Responding to a recent survey by KPMG of 750 companies across industries, global regions and revenue sizes, around half said that, specifically on ESG assurance, there are benefits beyond compliance. These include helping to increase market share, spurring innovation, strengthening reputation and reducing costs.
Calace agrees. While companies need to be mindful that “it’s not just reporting, that’s not how it works”, he says, once a company deems something material “it should have an overview of the risks and opportunities”. It should then “set out policies, actions and targets surrounding the topic, and explain who is in charge of it in your governance structure”.
“You shouldn’t say biodiversity is material in your ESRS and then have no policies, actions and targets on biodiversity,” he adds.

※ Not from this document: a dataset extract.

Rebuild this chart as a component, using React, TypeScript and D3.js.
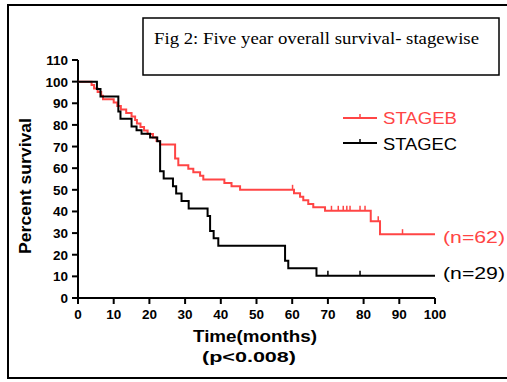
import { line, curveStepAfter, scaleLinear } from "d3";

const xTicks = [0, 10, 20, 30, 40, 50, 60, 70, 80, 90, 100];
const yTicks = [0, 10, 20, 30, 40, 50, 60, 70, 80, 90, 100, 110];

// [month, percent surviving]
const stageB: [number, number][] = [
  [0, 100], [3.8, 98.4], [4.5, 96.8], [5.5, 95.2], [6.5, 93.5], [7, 91.9],
  [10, 90.3], [11, 88.7], [12, 87.1], [13.5, 85.5], [15, 83.9], [16, 82.3],
  [16.5, 80.6], [17.5, 79], [18.5, 77.4], [19.5, 75.8], [21, 74.2], [22, 72.6],
  [23, 71], [27.2, 64.5], [28.1, 61.3], [30.9, 59.7], [32.3, 58.1], [34.2, 56.5],
  [35.1, 54.8], [41, 53.2], [43, 51.6], [45.4, 50], [60.5, 48.4], [62.2, 46.8],
  [63.1, 45.2], [64.5, 43.5], [65.9, 41.9], [69.2, 40.3], [82, 35.5], [84.6, 29.5],
  [100, 29.5],
];
const stageBCensored = [
  [60.1, 50], [71, 40.3], [72.9, 40.3], [74.3, 40.3], [75.3, 40.3], [76.2, 40.3],
  [79, 40.3], [80.4, 40.3], [84.1, 35.5], [90.9, 29.5],
];

const stageC: [number, number][] = [
  [0, 100], [5.3, 96.6], [6.3, 93.1], [11.3, 86.2], [11.9, 82.8], [15, 79.3],
  [16.4, 77.5], [17.8, 75.9], [20.2, 74.2], [22.2, 72.4], [23, 58.6], [24, 55.2],
  [26.6, 51.7], [27.5, 48.3], [29, 44.8], [31, 41.4], [36.3, 37.9], [37, 31],
  [38, 27.6], [39.3, 24.1], [58, 17.2], [58.9, 13.8], [66.8, 10.3], [100, 10.3],
];
const stageCCensored = [[70, 10.3], [79, 10.3]];

const RED = "#ff4545";
const FONT = "'Liberation Sans', Arial, sans-serif";

export default function App() {
  const x = scaleLinear().domain([0, 100]).range([78, 435]);
  const y = scaleLinear().domain([0, 110]).range([298, 60]);

  const path = line<[number, number]>()
    .x((d) => x(d[0]))
    .y((d) => y(d[1]))
    .curve(curveStepAfter);

  const ticks = (pts: number[][], color: string) =>
    pts.map((d, i) => (
      <line
        key={i}
        x1={x(d[0])}
        x2={x(d[0])}
        y1={y(d[1])}
        y2={y(d[1]) - 5}
        stroke={color}
        strokeWidth={1.5}
      />
    ));

  return (
    <svg
      width={507}
      height={382}
      style={{ position: "absolute", left: 0, top: 0 }}
    >
      <rect x={0} y={0} width={507} height={382} fill="#fff" />
      <rect x={8} y={5} width={505} height={373} fill="none" stroke="#000" strokeWidth={2} />

      {/* title box */}
      <rect x={143} y={18} width={356} height={57} fill="none" stroke="#000" strokeWidth={1.5} />
      <text
        x={154}
        y={44}
        fontFamily="'Liberation Serif', 'Times New Roman', serif"
        fontSize={17.5}
        textLength={325}
        lengthAdjust="spacingAndGlyphs"
      >
        Fig 2: Five year overall survival- stagewise
      </text>

      {/* y axis */}
      <line x1={78} x2={78} y1={y(110)} y2={y(0)} stroke="#000" strokeWidth={2} />
      {yTicks.map((t) => (
        <g key={t}>
          <line x1={72} x2={78} y1={y(t)} y2={y(t)} stroke="#000" strokeWidth={2} />
          <text
            x={68}
            y={y(t) + 5}
            textAnchor="end"
            fontFamily={FONT}
            fontWeight="bold"
            fontSize={13.5}
          >
            {t}
          </text>
        </g>
      ))}
      <text
        transform="translate(31,186) rotate(-90)"
        textAnchor="middle"
        fontFamily={FONT}
        fontWeight="bold"
        fontSize={16}
        textLength={136}
        lengthAdjust="spacingAndGlyphs"
      >
        Percent survival
      </text>

      {/* x axis */}
      <line x1={x(0)} x2={x(100)} y1={298} y2={298} stroke="#000" strokeWidth={2} />
      {xTicks.map((t) => (
        <g key={t}>
          <line x1={x(t)} x2={x(t)} y1={298} y2={304} stroke="#000" strokeWidth={2} />
          <text
            x={x(t)}
            y={319}
            textAnchor="middle"
            fontFamily={FONT}
            fontWeight="bold"
            fontSize={13.5}
          >
            {t}
          </text>
        </g>
      ))}
      <text
        x={255}
        y={342}
        textAnchor="middle"
        fontFamily={FONT}
        fontWeight="bold"
        fontSize={16}
        textLength={124}
        lengthAdjust="spacingAndGlyphs"
      >
        Time(months)
      </text>
      <text
        x={249}
        y={362}
        textAnchor="middle"
        fontFamily={FONT}
        fontWeight="bold"
        fontSize={15}
        textLength={94}
        lengthAdjust="spacingAndGlyphs"
      >
        (p&lt;0.008)
      </text>

      {/* curves */}
      <path d={path(stageB) ?? ""} fill="none" stroke={RED} strokeWidth={2} />
      {ticks(stageBCensored, RED)}
      <path d={path(stageC) ?? ""} fill="none" stroke="#000" strokeWidth={2} />
      {ticks(stageCCensored, "#000")}

      {/* legend */}
      <line x1={343} x2={377} y1={118} y2={118} stroke={RED} strokeWidth={2} />
      <line x1={360} x2={360} y1={118} y2={114} stroke={RED} strokeWidth={1.5} />
      <text x={383} y={124} fontFamily={FONT} fontSize={16.5} fill={RED} textLength={74} lengthAdjust="spacingAndGlyphs">
        STAGEB
      </text>
      <line x1={343} x2={377} y1={143} y2={143} stroke="#000" strokeWidth={2} />
      <line x1={360} x2={360} y1={143} y2={139} stroke="#000" strokeWidth={1.5} />
      <text x={383} y={150} fontFamily={FONT} fontSize={16.5} fill="#000" textLength={74} lengthAdjust="spacingAndGlyphs">
        STAGEC
      </text>

      <text x={443} y={243} fontFamily={FONT} fontSize={17} fill={RED} textLength={62} lengthAdjust="spacingAndGlyphs">
        (n=62)
      </text>
      <text x={443} y={279} fontFamily={FONT} fontSize={17} fill="#000" textLength={62} lengthAdjust="spacingAndGlyphs">
        (n=29)
      </text>
    </svg>
  );
}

“Compliance is just the floor. In the next few years, we’ll see champions emerging. When you’ve got your process in place, you can think, ‘How do I raise the bar here, how can I differentiate myself?’ – that’s the competitive edge.”
Calace acknowledges that, for now, there is little of this. Most companies are just trying to get their heads around how to comply with the reporting requirements.
“It’s a peculiar piece of regulation in a sense,” he says. “It should be there to ensure a level playing field for everyone, but this raised the bar even for companies which have done this for ages.”